The Central Discipline Inspection Commission (CIDC), charged with investigating corruption within the Communist Party, were the first to draw on the team’s success, asking in an article posted on its own website, ‘What does the national team’s Asian Cup performance tell us?’ The self-congratulatory article found ‘the recent top-to-bottom campaigns against bribery and match-fixing, and the powerful anti-corruption campaign, have catalysed the national team’s march toward a new future’.
In recent years, Chinese football was embattled by catchphrases such as ‘fake ball’ and ‘black whistle’, catchphrases which epitomised the public’s lack of faith in Chinese football, but is now in the first stages of a ‘new life’, with the CDIC reporting that CSL attendance rates are the highest in Asia and tenth in the world. Thanks to the CDIC, as inside reporting would have it, China’s loyal, long-suffering fans now have cause for optimism.
But China’s performance at the Asian Cup did not only generate a PR stunt for the Central Disciplinary Inspection Commission. The Central Leading Group for Deepening Reform, a powerful body headed by Xi Jinping has announced that it is deliberating football reforms already approved by the State Council, the starting point for much legislation in China. The reform package is wide-ranging and includes introducing modern commercial structures for football clubs and rebalancing the allocation of both gate receipts and television revenue.

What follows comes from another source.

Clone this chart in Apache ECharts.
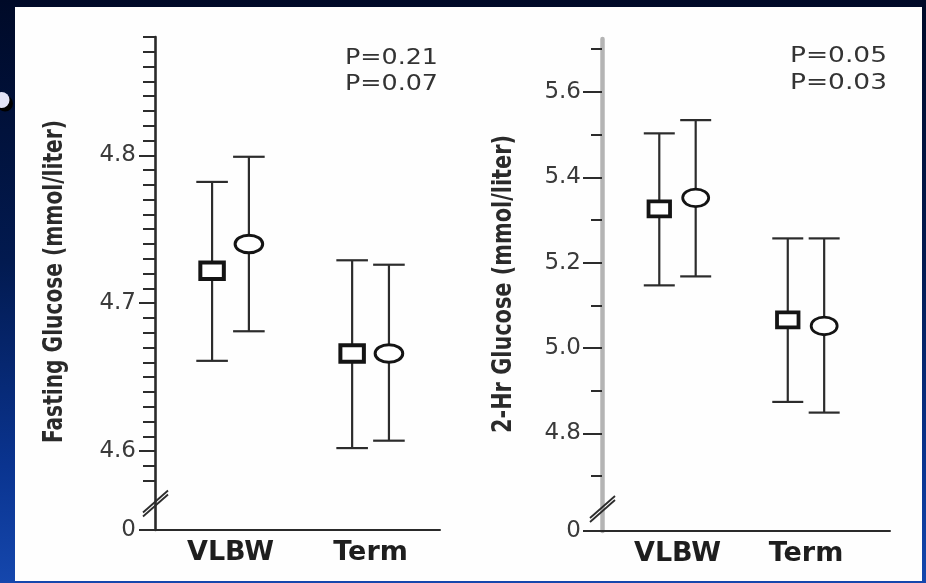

These moves have two motivations: firstly, to reduce the disparity in resources that have led to the top spots in the CSL being a foregone conclusion in recent years, and secondly to prevent a re-emergence of the corruption that blighted the game not long ago. Other reforms include constructing more facilities to support football at professional, amateur and school levels. An expanded football lottery system and a football development fund both aim to make significant improvements to grassroots football, a goal that could have significant long-term benefits for football in China. It is difficult to predict how long it will be before these reforms become reality, but if the government wants to put an end to the national team being the butt of jokes, it will need to act quickly.
This is not the first time that a wave of promise has swept over Chinese football. 2002 marked China’s maiden World Cup Finals appearance, the China Schools Football program got underway in 2009, and in 2011 Wanda Group Chairman Wang Jianlin committed 480 million RMB to the CSL in sponsorship funding. But these were all false dawns. Now, Guangzhou Evergrande has opened an academy with capacity for 2,300. Evergrande is perhaps a special case: it has abundant financing, including the 1.2 billion RMB invested by Alibaba’s Jack Ma in June 2014, and has also come to be seen as a launchpad for talent to be guided into the national team set-up. If proposed reforms are implemented, it would not stand alone as China’s foremost developer of both grassroots and professional talent. In both the short and long-term, Chinese football could be set for a significantly rosier future.
The CDIC heaped praise on itself for China’s modest successes at the Asian Cup, but it may have a genuinely pivotal role in the progress of Chinese football at all levels. Where previous progress was stymied by endemic corruption in both politics and business, the campaign to clean the country of this sleaze strengthens the odds of the rosier future becoming a reality.